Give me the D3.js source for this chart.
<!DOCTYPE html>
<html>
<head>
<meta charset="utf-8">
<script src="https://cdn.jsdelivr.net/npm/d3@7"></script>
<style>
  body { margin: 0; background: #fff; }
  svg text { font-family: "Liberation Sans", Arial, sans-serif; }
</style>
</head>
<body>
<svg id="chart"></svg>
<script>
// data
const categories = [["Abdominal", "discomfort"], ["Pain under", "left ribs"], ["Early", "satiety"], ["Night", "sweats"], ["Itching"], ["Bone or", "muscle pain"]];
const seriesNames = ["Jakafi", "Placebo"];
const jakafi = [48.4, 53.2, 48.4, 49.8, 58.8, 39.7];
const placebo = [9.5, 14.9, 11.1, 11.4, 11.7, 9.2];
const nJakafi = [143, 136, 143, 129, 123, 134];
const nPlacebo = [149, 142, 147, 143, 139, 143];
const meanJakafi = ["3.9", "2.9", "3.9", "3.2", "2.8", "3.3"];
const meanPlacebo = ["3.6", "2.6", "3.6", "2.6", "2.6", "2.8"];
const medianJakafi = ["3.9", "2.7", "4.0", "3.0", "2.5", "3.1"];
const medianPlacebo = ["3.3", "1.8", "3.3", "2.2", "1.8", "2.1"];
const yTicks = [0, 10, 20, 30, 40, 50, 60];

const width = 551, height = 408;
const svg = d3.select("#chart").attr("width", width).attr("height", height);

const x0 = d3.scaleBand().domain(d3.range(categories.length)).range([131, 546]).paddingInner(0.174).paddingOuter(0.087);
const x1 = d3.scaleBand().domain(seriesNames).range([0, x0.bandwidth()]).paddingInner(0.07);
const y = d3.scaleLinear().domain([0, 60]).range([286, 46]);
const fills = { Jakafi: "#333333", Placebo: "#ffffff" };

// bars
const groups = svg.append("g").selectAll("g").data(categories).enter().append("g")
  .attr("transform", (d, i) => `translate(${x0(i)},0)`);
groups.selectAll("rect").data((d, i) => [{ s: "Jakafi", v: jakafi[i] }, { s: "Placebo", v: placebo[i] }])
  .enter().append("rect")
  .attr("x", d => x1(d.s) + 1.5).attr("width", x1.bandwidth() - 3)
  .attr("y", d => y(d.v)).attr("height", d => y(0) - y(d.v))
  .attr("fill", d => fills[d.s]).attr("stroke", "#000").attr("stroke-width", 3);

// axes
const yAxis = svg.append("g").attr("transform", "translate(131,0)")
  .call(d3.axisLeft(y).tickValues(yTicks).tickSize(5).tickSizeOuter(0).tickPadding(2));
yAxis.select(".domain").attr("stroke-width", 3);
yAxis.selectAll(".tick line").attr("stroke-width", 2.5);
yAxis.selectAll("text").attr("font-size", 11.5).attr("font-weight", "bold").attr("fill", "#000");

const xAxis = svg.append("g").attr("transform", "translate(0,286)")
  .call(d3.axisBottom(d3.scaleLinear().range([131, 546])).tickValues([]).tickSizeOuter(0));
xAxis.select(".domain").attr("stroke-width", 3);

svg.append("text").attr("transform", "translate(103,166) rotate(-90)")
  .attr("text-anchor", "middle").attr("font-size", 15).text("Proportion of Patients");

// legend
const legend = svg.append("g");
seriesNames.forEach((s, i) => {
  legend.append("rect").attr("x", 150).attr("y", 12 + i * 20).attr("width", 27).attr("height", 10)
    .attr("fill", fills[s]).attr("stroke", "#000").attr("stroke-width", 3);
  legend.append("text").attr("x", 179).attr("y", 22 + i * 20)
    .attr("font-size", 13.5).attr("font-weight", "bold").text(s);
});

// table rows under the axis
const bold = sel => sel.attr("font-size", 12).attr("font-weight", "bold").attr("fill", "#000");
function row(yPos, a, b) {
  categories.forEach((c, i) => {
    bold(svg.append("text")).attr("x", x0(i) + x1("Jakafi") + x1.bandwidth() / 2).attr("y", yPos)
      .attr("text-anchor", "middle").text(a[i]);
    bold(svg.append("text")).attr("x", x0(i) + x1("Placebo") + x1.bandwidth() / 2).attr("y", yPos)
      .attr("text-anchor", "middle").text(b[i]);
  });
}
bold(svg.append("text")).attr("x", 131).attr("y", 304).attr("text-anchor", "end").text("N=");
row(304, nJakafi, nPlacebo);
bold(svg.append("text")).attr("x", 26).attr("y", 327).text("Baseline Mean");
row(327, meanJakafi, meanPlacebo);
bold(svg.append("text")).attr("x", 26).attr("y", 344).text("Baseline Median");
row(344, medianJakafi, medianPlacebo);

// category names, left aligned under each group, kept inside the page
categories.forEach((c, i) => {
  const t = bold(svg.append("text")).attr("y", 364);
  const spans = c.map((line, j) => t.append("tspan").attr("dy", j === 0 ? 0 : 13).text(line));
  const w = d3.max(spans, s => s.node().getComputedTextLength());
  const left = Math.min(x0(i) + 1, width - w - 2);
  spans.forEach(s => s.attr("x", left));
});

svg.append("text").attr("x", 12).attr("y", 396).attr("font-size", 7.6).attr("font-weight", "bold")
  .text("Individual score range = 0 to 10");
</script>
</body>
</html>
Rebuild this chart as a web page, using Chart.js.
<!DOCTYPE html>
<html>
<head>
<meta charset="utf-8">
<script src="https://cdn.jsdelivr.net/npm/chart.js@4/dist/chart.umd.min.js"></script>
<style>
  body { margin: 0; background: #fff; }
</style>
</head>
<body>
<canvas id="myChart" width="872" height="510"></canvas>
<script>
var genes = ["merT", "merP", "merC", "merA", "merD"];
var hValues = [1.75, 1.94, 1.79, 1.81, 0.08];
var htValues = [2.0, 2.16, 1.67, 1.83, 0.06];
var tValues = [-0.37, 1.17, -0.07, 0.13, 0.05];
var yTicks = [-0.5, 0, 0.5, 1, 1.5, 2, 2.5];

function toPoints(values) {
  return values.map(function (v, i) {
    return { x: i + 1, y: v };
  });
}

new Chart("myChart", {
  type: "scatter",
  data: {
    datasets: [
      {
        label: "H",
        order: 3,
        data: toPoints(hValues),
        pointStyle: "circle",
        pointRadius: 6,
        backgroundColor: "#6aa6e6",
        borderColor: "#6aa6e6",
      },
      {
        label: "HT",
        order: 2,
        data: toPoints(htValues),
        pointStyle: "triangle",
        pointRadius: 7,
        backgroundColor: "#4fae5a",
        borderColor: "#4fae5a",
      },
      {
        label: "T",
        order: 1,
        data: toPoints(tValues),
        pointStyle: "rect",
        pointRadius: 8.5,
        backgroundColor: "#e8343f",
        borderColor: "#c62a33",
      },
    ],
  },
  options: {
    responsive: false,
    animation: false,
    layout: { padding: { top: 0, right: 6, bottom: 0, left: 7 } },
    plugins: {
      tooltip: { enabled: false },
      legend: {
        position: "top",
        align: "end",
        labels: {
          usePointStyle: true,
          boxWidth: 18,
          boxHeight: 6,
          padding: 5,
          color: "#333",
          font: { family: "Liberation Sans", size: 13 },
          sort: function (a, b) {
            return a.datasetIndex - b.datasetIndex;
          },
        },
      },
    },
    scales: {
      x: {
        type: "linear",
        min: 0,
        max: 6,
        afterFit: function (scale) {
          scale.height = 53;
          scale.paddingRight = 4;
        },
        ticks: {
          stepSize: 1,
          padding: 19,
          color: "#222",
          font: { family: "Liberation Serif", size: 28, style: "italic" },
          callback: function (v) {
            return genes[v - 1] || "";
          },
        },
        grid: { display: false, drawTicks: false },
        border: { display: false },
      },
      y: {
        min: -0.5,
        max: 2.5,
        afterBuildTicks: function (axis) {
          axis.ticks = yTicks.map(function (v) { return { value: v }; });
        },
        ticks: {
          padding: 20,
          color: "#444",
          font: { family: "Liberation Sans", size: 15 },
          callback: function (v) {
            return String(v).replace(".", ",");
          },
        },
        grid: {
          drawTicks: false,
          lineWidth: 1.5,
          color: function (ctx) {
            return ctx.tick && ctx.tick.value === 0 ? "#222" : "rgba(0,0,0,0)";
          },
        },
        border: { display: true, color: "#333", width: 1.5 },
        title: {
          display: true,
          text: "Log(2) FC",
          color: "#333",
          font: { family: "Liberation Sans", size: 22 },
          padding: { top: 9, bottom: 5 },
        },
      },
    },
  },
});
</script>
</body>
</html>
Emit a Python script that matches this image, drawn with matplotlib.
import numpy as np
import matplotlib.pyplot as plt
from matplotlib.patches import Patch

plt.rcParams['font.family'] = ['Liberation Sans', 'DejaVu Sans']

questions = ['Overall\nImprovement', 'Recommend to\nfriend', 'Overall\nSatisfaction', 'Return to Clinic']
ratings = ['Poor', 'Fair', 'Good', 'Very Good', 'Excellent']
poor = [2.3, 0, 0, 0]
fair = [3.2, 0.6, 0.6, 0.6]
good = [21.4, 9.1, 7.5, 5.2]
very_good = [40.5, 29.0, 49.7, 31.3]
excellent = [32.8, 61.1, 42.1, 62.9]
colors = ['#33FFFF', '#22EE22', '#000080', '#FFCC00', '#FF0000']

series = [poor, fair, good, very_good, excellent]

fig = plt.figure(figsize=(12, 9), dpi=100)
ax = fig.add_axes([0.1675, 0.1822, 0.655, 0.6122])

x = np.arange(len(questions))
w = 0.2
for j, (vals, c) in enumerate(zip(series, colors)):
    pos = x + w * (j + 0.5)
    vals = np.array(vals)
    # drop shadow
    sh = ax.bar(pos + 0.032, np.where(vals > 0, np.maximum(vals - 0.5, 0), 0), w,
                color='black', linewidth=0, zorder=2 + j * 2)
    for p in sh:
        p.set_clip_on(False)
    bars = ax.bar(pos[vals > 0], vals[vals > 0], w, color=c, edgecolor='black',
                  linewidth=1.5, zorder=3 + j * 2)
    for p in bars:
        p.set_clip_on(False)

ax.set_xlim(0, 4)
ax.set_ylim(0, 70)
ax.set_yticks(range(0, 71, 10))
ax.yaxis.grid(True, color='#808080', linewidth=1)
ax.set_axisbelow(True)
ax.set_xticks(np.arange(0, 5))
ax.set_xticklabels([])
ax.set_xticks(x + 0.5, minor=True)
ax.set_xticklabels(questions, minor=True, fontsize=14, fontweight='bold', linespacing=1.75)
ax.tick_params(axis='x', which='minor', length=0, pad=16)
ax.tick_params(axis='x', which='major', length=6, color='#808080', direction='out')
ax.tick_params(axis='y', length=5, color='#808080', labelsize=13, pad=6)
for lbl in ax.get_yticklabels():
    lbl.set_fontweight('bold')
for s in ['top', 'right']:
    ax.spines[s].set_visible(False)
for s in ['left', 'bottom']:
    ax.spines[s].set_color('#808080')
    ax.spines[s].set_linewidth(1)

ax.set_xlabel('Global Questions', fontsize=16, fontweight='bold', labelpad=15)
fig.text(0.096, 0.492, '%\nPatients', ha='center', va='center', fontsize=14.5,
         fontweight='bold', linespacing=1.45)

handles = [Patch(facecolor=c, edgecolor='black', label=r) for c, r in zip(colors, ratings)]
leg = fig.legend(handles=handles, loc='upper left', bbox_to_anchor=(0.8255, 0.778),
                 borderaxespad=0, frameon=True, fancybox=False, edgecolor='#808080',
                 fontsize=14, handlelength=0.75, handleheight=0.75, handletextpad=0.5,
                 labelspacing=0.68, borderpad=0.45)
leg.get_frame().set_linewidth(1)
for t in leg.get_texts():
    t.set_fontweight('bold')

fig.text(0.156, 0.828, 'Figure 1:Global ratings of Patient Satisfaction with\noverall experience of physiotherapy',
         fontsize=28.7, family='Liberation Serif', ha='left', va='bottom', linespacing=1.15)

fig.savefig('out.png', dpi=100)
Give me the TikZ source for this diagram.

| WRITTEN INSTRUCTION |
Go through the data and gather every line that holds "page".

| RESPONSE TO THIS EXERCISE |
// category names, left aligned under each group, kept inside the page
Rebuild this chart as a web page, using Chart.js.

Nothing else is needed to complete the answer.